We see it with opposition parties forming coalitions and senior business leaders stepping in to help the government get infrastructure and services back on track.
We South Africans have decided to do a Cheslin again. And next year we'll send the bomb squad onto the field, as the Springboks do with substitutes in the last 30 minutes of a match.
It's exciting, isn't it?
We complain and moan, but we also laugh. We make jokes and memes about potholes and load-shedding — in one ad campaign, our new national anthem is the sound of a generator.
It helps to look at the misfortunes and failures of other nations for perspective. America still has Donald Trump, Britain had Boris Johnson. Russia has a bloodthirsty dictator in Vladimir Putin, Hungary and Italy have far-right populists as heads of state. Israel has Bibi Netanyahu.
The difference is that developed countries have stronger institutions and economies to keep them on course no matter what the politicians do. We're not there yet. But we're on our way.
At least we're an interesting and colourful lot.
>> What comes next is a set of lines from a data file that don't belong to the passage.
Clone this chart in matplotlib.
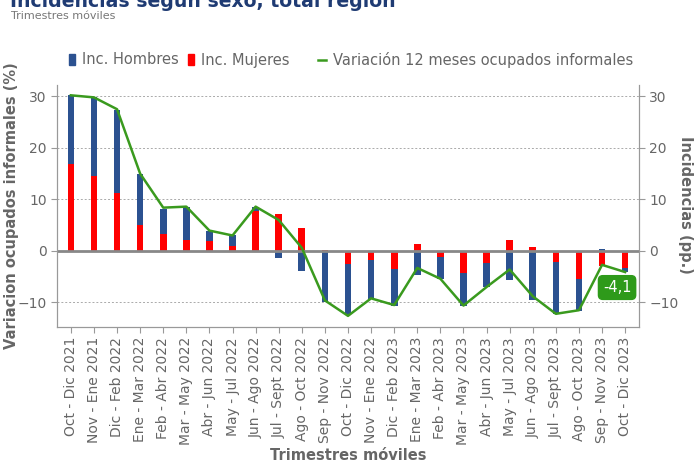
import matplotlib
matplotlib.use('Agg')
import matplotlib.pyplot as plt
from matplotlib.patches import Patch
from matplotlib.lines import Line2D

# ---- data ----
periodos = ['Oct - Dic 2021', 'Nov - Ene 2021', 'Dic - Feb 2022', 'Ene - Mar 2022',
            'Feb - Abr 2022', 'Mar - May 2022', 'Abr - Jun 2022', 'May - Jul 2022',
            'Jun - Ago 2022', 'Jul - Sept 2022', 'Ago - Oct 2022', 'Sep - Nov 2022',
            'Oct - Dic 2022', 'Nov - Ene 2022', 'Dic - Feb 2023', 'Ene - Mar 2023',
            'Feb - Abr 2023', 'Mar - May 2023', 'Abr - Jun 2023', 'May - Jul 2023',
            'Jun - Ago 2023', 'Jul - Sept 2023', 'Ago - Oct 2023', 'Sep - Nov 2023',
            'Oct - Dic 2023']
inc_hombres = [13.3, 15.2, 16.2, 9.9, 4.9, 6.5, 2.0, 2.0, 0.8, -1.4, -3.8, -9.9,
               -9.8, -7.5, -7.0, -4.7, -4.2, -6.4, -4.6, -5.6, -9.5, -10.2, -6.2,
               0.3, -0.7]
inc_mujeres = [16.9, 14.6, 11.2, 5.1, 3.3, 2.1, 1.9, 1.0, 7.8, 7.2, 4.4, 0.2,
               -2.6, -1.8, -3.6, 1.4, -1.2, -4.2, -2.4, 2.1, 0.7, -2.1, -5.4,
               -2.9, -3.3]
variacion = [30.2, 29.8, 27.5, 15.0, 8.4, 8.6, 3.95, 3.0, 8.6, 6.0, 0.6, -9.6,
             -12.6, -9.2, -10.5, -3.3, -5.4, -10.6, -7.0, -3.6, -8.8, -12.2, -11.5,
             -2.7, -4.1]
yticks = [-10, 0, 10, 20, 30]

BLUE = '#2B5190'
RED = '#FF0000'
GREEN = '#3A9A1E'
GRAY_TXT = '#666666'
GRAY_AX = '#999999'
FS = 10.5
FS_TICK = 10

fig = plt.figure(figsize=(6.94, 4.61), dpi=100, facecolor='white')
ax = fig.add_axes([57 / 694, 1 - 326.7 / 461, (639 - 57) / 694, (326.7 - 85) / 461])

x = list(range(len(periodos)))
# hombres stacked on mujeres when both have the same sign, otherwise from zero
base_h = [m if (h >= 0) == (m >= 0) else 0 for h, m in zip(inc_hombres, inc_mujeres)]

ax.bar(x, inc_mujeres, width=0.29, color=RED, zorder=2)
ax.bar(x, inc_hombres, bottom=base_h, width=0.29, color=BLUE, zorder=2)
ax.plot(x, variacion, color=GREEN, linewidth=1.8, zorder=4)

ax.axhline(0, color='#888888', linewidth=2, zorder=3)
for yv in yticks:
    if yv != 0:
        ax.axhline(yv, color='#aaaaaa', linestyle=(0, (2, 2)), linewidth=0.7, zorder=1)

ax.set_xlim(-0.6, len(periodos) - 0.4)
ax.set_ylim(-14.7, 32.2)
ax.set_yticks(yticks)
ax.set_xticks(x)
ax.set_xticklabels(periodos, rotation=90)
ax.tick_params(axis='both', colors=GRAY_AX, labelcolor=GRAY_TXT, labelsize=FS_TICK,
               length=4, width=0.8)

ax.spines['top'].set_visible(False)
for side in ['left', 'bottom', 'right']:
    ax.spines[side].set_color(GRAY_AX)

ax2 = ax.twinx()
ax2.set_ylim(ax.get_ylim())
ax2.set_yticks(yticks)
ax2.tick_params(axis='y', colors=GRAY_AX, labelcolor=GRAY_TXT, labelsize=FS_TICK,
                length=4, width=0.8)
ax2.spines['top'].set_visible(False)
for side in ['left', 'bottom', 'right']:
    ax2.spines[side].set_color(GRAY_AX)

# last value label
ax.annotate('-4,1', xy=(23.65, -7.1), ha='center', va='center', color='white',
            fontsize=FS, zorder=6,
            bbox=dict(boxstyle='round,pad=0.3', fc='#2E9A1A', ec='#2E9A1A'))

# axis labels
fig.text(12 / 694, 1 - 206 / 461, 'Variacion ocupados informales (%)',
         rotation=90, ha='center', va='center', fontsize=FS, fontweight='bold',
         color=GRAY_TXT)
fig.text(685 / 694, 1 - 205 / 461, 'Incidencias (pp.)', rotation=270,
         ha='center', va='center', fontsize=FS, fontweight='bold', color=GRAY_TXT)
fig.text(348 / 694, 1 - 455 / 461, 'Trimestres móviles', ha='center', va='center',
         fontsize=FS, fontweight='bold', color=GRAY_TXT)

# title, mostly cut off at the top like the reference
fig.text(10 / 694, 1 - 7 / 461, 'Incidencias según sexo, total región',
         ha='left', va='baseline', fontsize=13.6, fontweight='bold', color='#1F3B73')
fig.text(11 / 694, 1 - 19 / 461, 'Trimestres móviles', ha='left', va='baseline',
         fontsize=8, color='#777777')

# legends
h_bars = [Patch(color=BLUE, label='Inc. Hombres'), Patch(color=RED, label='Inc. Mujeres')]
fig.legend(handles=h_bars, loc='center left', bbox_to_anchor=(68.7 / 694, 1 - 60 / 461),
           ncol=2, frameon=False, fontsize=FS, handlelength=0.42, handleheight=0.75,
           handletextpad=0.5, columnspacing=0.6, borderpad=0, borderaxespad=0,
           labelcolor=GRAY_TXT)
h_line = [Line2D([0], [0], color=GREEN, linewidth=1.8,
                 label='Variación 12 meses ocupados informales')]
fig.legend(handles=h_line, loc='center left', bbox_to_anchor=(318 / 694, 1 - 60 / 461),
           frameon=False, fontsize=FS, handlelength=0.55, handletextpad=0.5,
           borderpad=0, borderaxespad=0, labelcolor=GRAY_TXT)

fig.savefig('out.png', dpi=100, facecolor='white')
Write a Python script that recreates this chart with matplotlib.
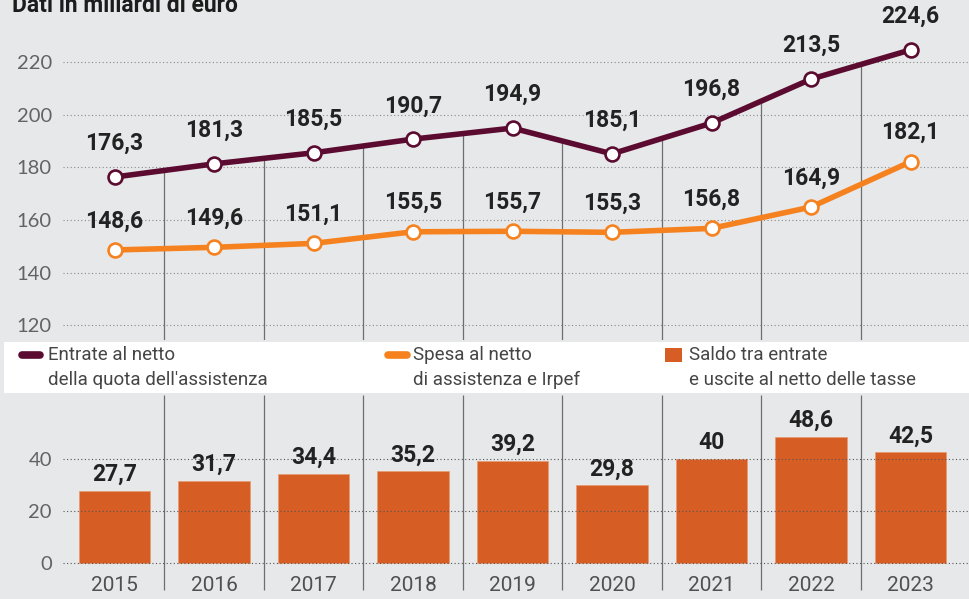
import numpy as np
import matplotlib
matplotlib.use('Agg')
import matplotlib.pyplot as plt
from matplotlib.patches import Rectangle

# data (miliardi di euro)
years = ["2015", "2016", "2017", "2018", "2019", "2020", "2021", "2022", "2023"]
entrate = [176.3, 181.3, 185.5, 190.7, 194.9, 185.1, 196.8, 213.5, 224.6]
spesa = [148.6, 149.6, 151.1, 155.5, 155.7, 155.3, 156.8, 164.9, 182.1]
saldo = [27.7, 31.7, 34.4, 35.2, 39.2, 29.8, 40, 48.6, 42.5]
top_ticks = [120, 140, 160, 180, 200, 220]
bot_ticks = [0, 20, 40]
legend_labels = [("Entrate al netto", "della quota dell'assistenza"),
                 ("Spesa al netto", "di assistenza e Irpef"),
                 ("Saldo tra entrate", "e uscite al netto delle tasse")]

BG = "#e7e8ea"
PURPLE = "#5b0b30"
ORANGE = "#f5821f"
BAR = "#d65e25"
COND = ["Roboto", "DejaVu Sans"]
THIN = ["Lato", "DejaVu Sans"]

W, H = 970, 599


def fmt(v):
    s = ("%.1f" % v).replace(".", ",")
    if s.endswith(",0"):
        s = s[:-2]
    return s


def px_axes(fig, x0, y0, x1, y1):
    # axes placed with pixel coordinates (top-left origin)
    return fig.add_axes([x0 / W, 1 - y1 / H, (x1 - x0) / W, (y1 - y0) / H])


fig = plt.figure(figsize=(W / 100, H / 100), dpi=100)
fig.patch.set_facecolor(BG)

x = np.arange(len(years))
xlim = (-0.518, 8.598)

# ---- top: lines
ax = px_axes(fig, 63, 0, W, 340)
ax.set_facecolor("none")
ax.set_xlim(*xlim)
ax.set_ylim(114.4, 243.55)
for s in ax.spines.values():
    s.set_visible(False)
ax.set_xticks([])
ax.set_yticks(top_ticks)
ax.set_yticklabels([str(t) for t in top_ticks], family=THIN, fontsize=14.5,
                   color="#636363")
ax.tick_params(axis="y", length=0, pad=8)
for t in top_ticks:
    ax.axhline(t, color="#8a8a8a", lw=0.8, ls=(0, (1, 2.2)), zorder=1)

# separators stop at the upper line
for i in range(len(years) - 1):
    mid = (entrate[i] + entrate[i + 1]) / 2
    ax.vlines(i + 0.5, 114.4, mid, color="#6e6e6e", lw=0.9, zorder=2)

ax.plot(x, entrate, color=PURPLE, lw=4, marker="o", ms=10, mfc="white",
        mec=PURPLE, mew=1.9, zorder=4, solid_capstyle="round")
ax.plot(x, spesa, color=ORANGE, lw=4, marker="o", ms=10, mfc="white",
        mec=ORANGE, mew=1.9, zorder=4, solid_capstyle="round")
for i in range(len(years)):
    ax.annotate(fmt(entrate[i]), (x[i], entrate[i]), xytext=(0, 24),
                textcoords="offset points", ha="center", va="center",
                family=COND, fontweight="bold", fontsize=16.5, color="#222222")
    ax.annotate(fmt(spesa[i]), (x[i], spesa[i]), xytext=(0, 21),
                textcoords="offset points", ha="center", va="center",
                family=COND, fontweight="bold", fontsize=16.5, color="#222222")

# ---- bottom: bars
bx = px_axes(fig, 63, 395, W, H)
bx.set_facecolor("none")
bx.set_xlim(*xlim)
bx.set_ylim(-13.85, 64.6)
for s in bx.spines.values():
    s.set_visible(False)
bx.set_xticks([])
bx.set_yticks(bot_ticks)
bx.set_yticklabels([str(t) for t in bot_ticks], family=THIN, fontsize=14.5,
                   color="#636363")
bx.tick_params(axis="y", length=0, pad=8)
bx.bar(x, saldo, width=0.715, color=BAR, edgecolor="#e89a70", lw=0.5, zorder=2)
for t in bot_ticks:
    bx.axhline(t, color="#555555", lw=0.8, ls=(0, (1, 2.2)), zorder=3)
for i in range(len(years) - 1):
    bx.vlines(i + 0.5, -10.5, 64.6, color="#6e6e6e", lw=0.9, zorder=1)
for i in range(len(years)):
    bx.annotate(fmt(saldo[i]), (x[i], saldo[i]), xytext=(0, 12),
                textcoords="offset points", ha="center", va="center",
                family=COND, fontweight="bold", fontsize=16.5, color="#222222")
    bx.text(x[i], -8.5, years[i], ha="center", va="center", family=COND,
            fontsize=15, color="#505050")

# ---- overlay: title and legend band (pixel coordinates)
ov = fig.add_axes([0, 0, 1, 1])
ov.set_xlim(0, W)
ov.set_ylim(H, 0)
ov.axis("off")
ov.patch.set_visible(False)
ov.text(12, 12, "Dati in miliardi di euro", ha="left", va="baseline",
        family=COND, fontweight="bold", fontsize=16.5, color="#1c1c1c")
ov.add_patch(Rectangle((4, 342), W - 4, 51, facecolor="white", edgecolor="none"))
ov.plot([22, 40], [355, 355], color=PURPLE, lw=5.5, solid_capstyle="round")
ov.plot([388, 407], [355, 355], color=ORANGE, lw=5.5, solid_capstyle="round")
ov.add_patch(Rectangle((665, 348), 17, 14, facecolor=BAR, edgecolor="none"))
for lx, (l1, l2) in zip([48, 413, 689], legend_labels):
    ov.text(lx, 355, l1, ha="left", va="center", family=COND, fontsize=13.5,
            color="#454545")
    ov.text(lx, 380, l2, ha="left", va="center", family=COND, fontsize=13.5,
            color="#454545")

fig.savefig("out.png", dpi=100, facecolor=BG)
I refuse to fixate on Zuma or Malema or Mbalula. I'd rather think of Pieter-Dirk Uys, John Kani and Sandra Prinsloo, Archbishop Thabo Makgoba, silverback jurists like Johann Kriegler, Dikgang Moseneke and Raymond Zondo, Pretty Yende, the Ndlovu Youth Choir, Abdullah Ebrahim, Valiant Swart, Hotstix Mabuse, Black Coffee and David Kramer, the wise Njabulo Ndebele, Deon Meyer, Damon Galgut, Marita van der Vyver, Antjie Krog and Zakes Mda, Zapiro, Marc Lottering, Nic Rabinowitz and Trevor Noah. And Imtiaz Suleiman of Gift of the Givers.
And I think of one-of-a-kind Rassie Erasmus and how he recently burst into tears when he told Makazole Mapimpi's life story. The other rugby nations can't stand him but quietly admire him.
I think of Temba Bavuma, Kagiso Rabada and Siya Kolisi, now an international icon. And I think of Eben Etzebeth. Oh, Eben, you magnificent beast. Of Faf in his flag underwear. And Manie Libbok, Bongi Mbonambi, Kurt-Lee Arendse, Duane Vermeulen and Damian Willemse.
This is not an over-romanticisation; it's how I feel: I feel blessed to be a South African.
No, I didn't lie. I am addicted to hope.